Does anyone know of any decent books they've heard of or read themselves regarding behavioural finance and forensic accounting?

I've noticed there is quite a few around but I suppose some reviews on what you've read may help to position me with what to get first.

Cheers
Dan


----------



## DeepState (17 August 2014)

DJG said:


> Does anyone know of any decent books they've heard of or read themselves regarding behavioural finance and forensic accounting?
> 
> I've noticed there is quite a few around but I suppose some reviews on what you've read may help to position me with what to get first.
> 
> ...




Behavioural Finance:

Check out James Montier for a comprehensive overview of sub-optimal behavior due to cognition errors and/or our inadequate adaptations to financial markets.

Forensic Accounting:

I think you mean more for detailed financial analysis than overtly for fraud detection.

The classic is "Security Analysis", Graham & Dodd, 1934.  It remains valid today...I think.  I fell asleep too much whilst reading it to claim to know definitively.


----------



## CanOz (17 August 2014)

There is a newer one out by a Canadian author on forensic analysis...have a search on amazon...i'll look if i get a chance...


----------



## DJG (18 August 2014)

Thanks for the suggestions so far.

Yes, sorry I do mean more forensic analysis. Ie regarding revenue recognition and gaming of statements/numbers etc.


----------



## skyQuake (18 August 2014)

Not sure if all that relevant to what you're looking for, but ive found Benford's Law very interesting


----------



## CanOz (18 August 2014)

DJG said:


> Thanks for the suggestions so far.
> 
> Yes, sorry I do mean more forensic analysis.
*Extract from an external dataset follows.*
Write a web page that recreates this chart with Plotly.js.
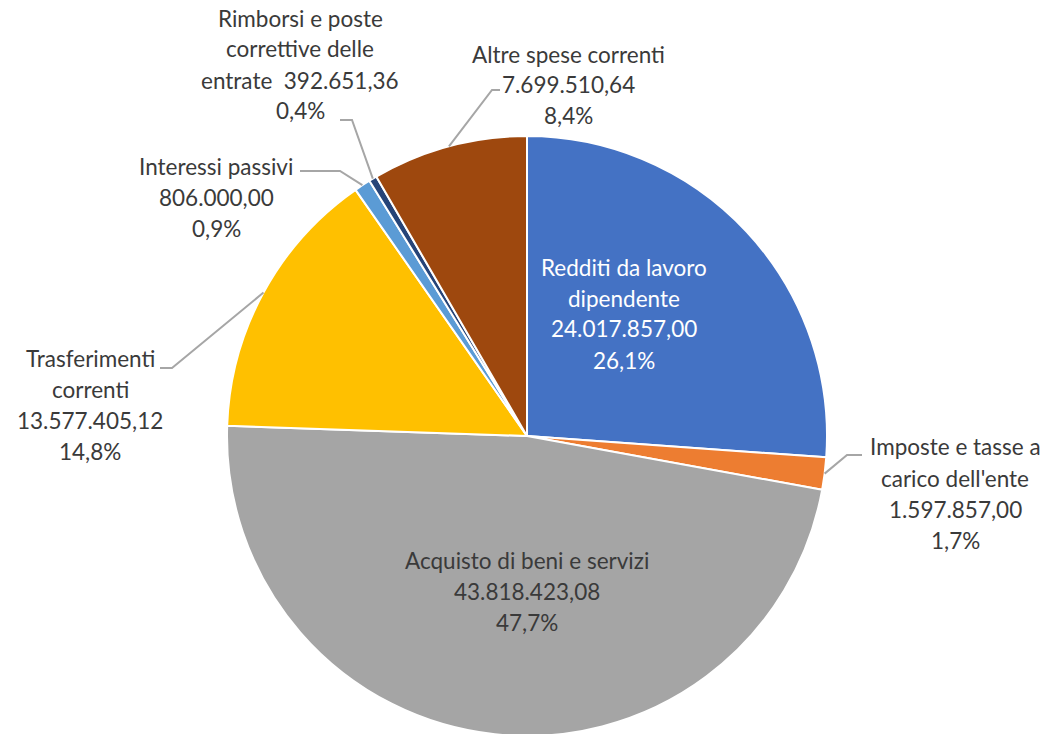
<!DOCTYPE html>
<html>
<head>
<meta charset="utf-8">
<script src="https://cdn.plot.ly/plotly-3.0.1.min.js"></script>
<style>
html,body{margin:0;padding:0;background:#fff;overflow:hidden;}
#chart{width:1049px;height:872px;}
</style>
</head>
<body>
<div id="chart"></div>
<script>
// ---- data ----
const categories = [
  "Redditi da lavoro dipendente",
  "Imposte e tasse a carico dell'ente",
  "Acquisto di beni e servizi",
  "Trasferimenti correnti",
  "Interessi passivi",
  "Rimborsi e poste correttive delle entrate",
  "Altre spese correnti"
];
const values = [24017857.00, 1597857.00, 43818423.08, 13577405.12, 806000.00, 392651.36, 7699510.64];
const colors = ["#4472C4", "#ED7D31", "#A5A5A5", "#FFC000", "#5B9BD5", "#264478", "#9E480E"];

// ---- layout of labels (pixel space) ----
const W = 1049, H = 872;
const CX = 527, CY = 436, R = 300;
const LINE = 31;
const FONT = "Lato, 'Open Sans', sans-serif";
const FSIZE = 22.5;
const labelCfg = [
  {lines: ["Redditi da lavoro", "dipendente"], cx: 624, y0: 267, color: "#ffffff"},
  {lines: ["Imposte e tasse a", "carico dell'ente"], cx: 955, y0: 447, leader: [[847, 455], [862, 455]]},
  {lines: ["Acquisto di beni e servizi"], cx: 527, y0: 560},
  {lines: ["Trasferimenti", "correnti"], cx: 90, y0: 358, leader: [[172, 368], [160, 368]]},
  {lines: ["Interessi passivi"], cx: 216, y0: 166, leader: [[340, 171], [300, 171]]},
  {lines: ["Rimborsi e poste", "correttive delle", "entrate"], join: true, cx: 300, y0: 18, leader: [[352, 120], [340, 120]]},
  {lines: ["Altre spese correnti"], cx: 568, y0: 54, leader: [[492, 90], [500, 90]]}
];

function fmtIt(v, d) {
  const s = v.toFixed(d);
  const parts = s.split(".");
  const intPart = parts[0].replace(/\B(?=(\d{3})+(?!\d))/g, ".");
  return parts.length > 1 ? intPart + "," + parts[1] : intPart;
}
const px = x => x / W;
const py = y => 1 - y / H;

const total = values.reduce((a, b) => a + b, 0);
const annotations = [];
const shapes = [];
let cum = 0;
values.forEach((v, i) => {
  const mid = (cum + v / 2) / total * 2 * Math.PI;
  cum += v;
  const cfg = labelCfg[i];
  const valStr = fmtIt(v, 2);
  const pctStr = fmtIt(v / total * 100, 1) + "%";
  let lines = cfg.lines.slice();
  if (cfg.join) {
    lines[lines.length - 1] = lines[lines.length - 1] + "  " + valStr;
  } else {
    lines.push(valStr);
  }
  lines.push(pctStr);
  lines.forEach((t, k) => {
    annotations.push({
      xref: "paper", yref: "paper",
      x: px(cfg.cx), y: py(cfg.y0 + k * LINE),
      xanchor: "center", yanchor: "middle",
      text: t, showarrow: false,
      font: {family: FONT, size: FSIZE, color: cfg.color || "#3a3a3a"}
    });
  });
  if (cfg.leader) {
    const ex = CX + R * Math.sin(mid), ey = CY - R * Math.cos(mid);
    const pts = [[ex, ey]].concat(cfg.leader);
    const path = pts.map((p, k) => (k ? "L" : "M") + px(p[0]) + "," + py(p[1])).join(" ");
    shapes.push({type: "path", xref: "paper", yref: "paper", path: path,
      line: {color: "#A6A6A6", width: 2}});
  }
});

const trace = {
  type: "pie",
  labels: categories,
  values: values,
  sort: false,
  direction: "clockwise",
  rotation: 0,
  textinfo: "none",
  hoverinfo: "none",
  marker: {colors: colors, line: {color: "#ffffff", width: 2}},
  domain: {x: [(CX - R) / W, (CX + R) / W], y: [0, 1]},
  showlegend: false
};

Plotly.newPlot("chart", [trace], {
  width: W, height: H,
  margin: {l: 0, r: 0, t: 0, b: 0},
  paper_bgcolor: "#ffffff",
  showlegend: false,
  annotations: annotations,
  shapes: shapes
}, {staticPlot: true, displayModeBar: false});
</script>
</body>
</html>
Ie regarding revenue recognition and gaming of statements/numbers etc.




I've actually posted the book I'm thinking of here somewhere about a year ago...it was about a guy that used to manage a fund or does manage a fund very successfully using forensic accounting as the basis for the investment decisions. Basically his premise is that if they're cooking books, they're not worth his money or they're a short...anyway, i searched around and cannot find it. 

Cheers,


CanOz


----------



## CanOz (18 August 2014)

Found it

This guy also runs an ETF, FLAG...

He seems quite well rated for his work so far. Forensic investing...


----------



## howardbandy (18 August 2014)

Greetings --

Kahneman's "Thinking, Fast and Slow" is excellent.  Currently $2.99 for a Kindle version.  (A great price if you are the reader, lousy enough to make you give up writing if you are the author.)

http://www.amazon.com/Thinking-Fast...=1408290125&sr=8-1&keywords=kahneman+thinking

Best regards,
Howard


----------